In the final moments however, passion overcomes depression, and they kiss as the world comes to an end. Don McKellar’s stellar direction made this film about the ebbing hope in humanity during the final hours before the apocalypse. The sentiments were explored judiciously and the film poised on a poignant state for the maximum part. Critics have argued that the panic wasn’t shown ‘enough’, but in the very last moments, tranquility would triumph over violence certainly and McKellar was stellar in his choice of emotional portrayal.
1. Dr. Strangelove (1964)
Trust Stanley Kubrick to come up with a satirical black comedy on the nightmarish topic of a nuclear apocalypse during the cold war. He expertly ridicules the Cold War by bringing into play the eccentricity of the American Officials and the Russian retaliation. He points out that how fragile the fate of the world was when a certain lunatic could easily trigger a series of events which would bombard together and cause the nuclear annihilation to occur.

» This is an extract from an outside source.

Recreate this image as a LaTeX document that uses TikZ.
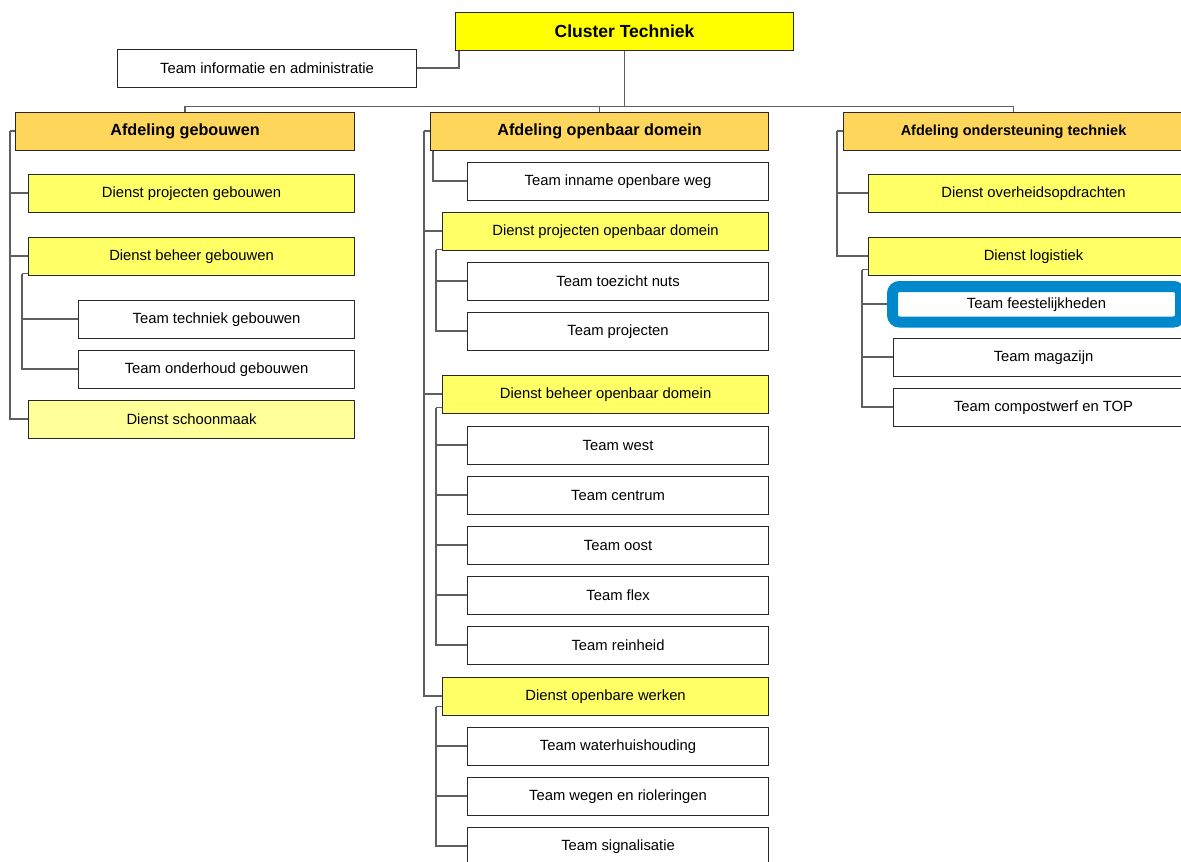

‘Dr. Strangelove’ is the wily old man to whom people start paying attention at a very late stage but who immediately suggests a solution. He is an ex-Nazi and Kubrick’s characterization helped in eliminating the anti-Nazi stand prevalent in the wake of the Second World War. Kubrick had to take a lot of heat after this movie’s release with both USA and the USSR jumping down to protect what hurt their sentiments. However, the enigma had made his point crystal clear and his anti-war stand couldn’t have been more prominent.
Peter Sellers in a triple role proved his worth and made the eccentric Dr. Strangelove with iconic black sunglasses one of the most loved on screen characters till date. ‘Dr. Strangelove or: How I Learned to Stop Worrying and Love the Bomb’ by The Stanley Kubrick is one of the best films ever made and completes our countdown with panache.